Mix soil based on the growth stages of succulents
During the seedling or propagation stage, succulents are delicate and require a soil mix that promotes root development and prevents excess moisture. As succulents enter the young plant or growth stage, they require a soil mix that provides adequate nutrients and allows for root expansion. Mature succulents have well-established root systems and require a soil mix that supports their growth while maintaining excellent drainage. When succulents enter the flowering or reproductive stage, they may have increased nutrient requirements.
Mix soil based on your preference
If you prefer to control the growth of succulents, increasing the proportion of granular soil is a necessary step. On the other hand, if you want your succulents to grow rapidly and fill the planter pot, it is important to increase the proportion of nutrient-rich soil to provide an ample supply of nutrients.

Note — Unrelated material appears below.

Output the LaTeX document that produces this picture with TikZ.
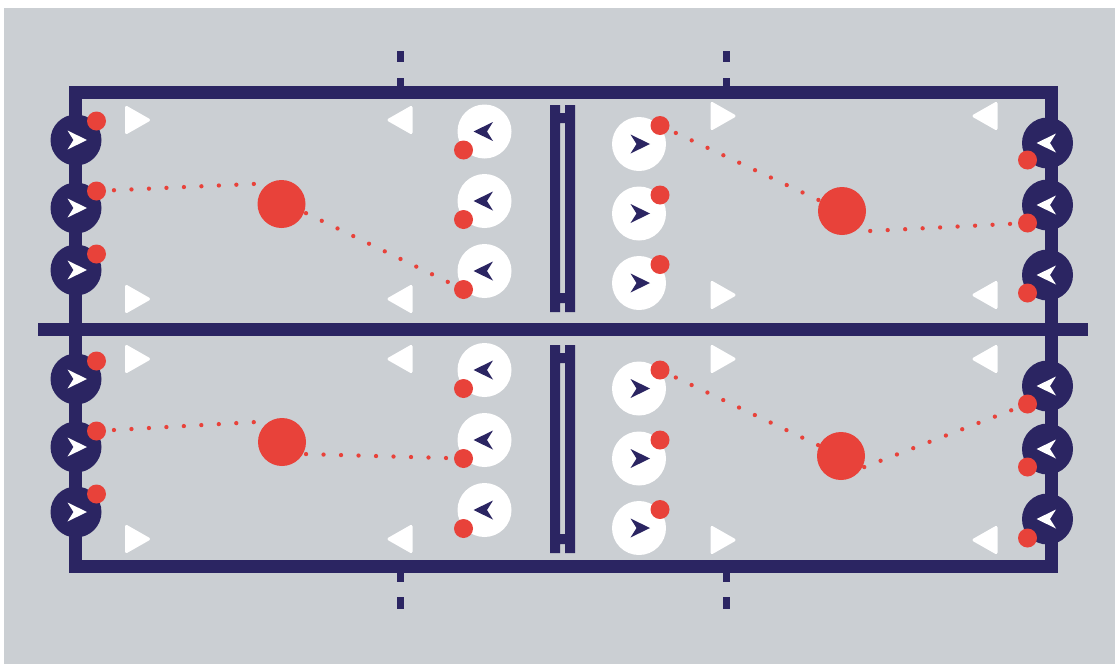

In summary, soil mix is crucial for succulents, and there are types of soil media beneficial to the health of succulents. However, it’s not required to make precise or exact measurements when making soil mix as long as you follow some principles. It is important to closely observe the growth of your succulents. If your soil mix is suitable for your succulents, it is considered a good mix. With a little extra care and attention, your succulents will showcase their beauty even more.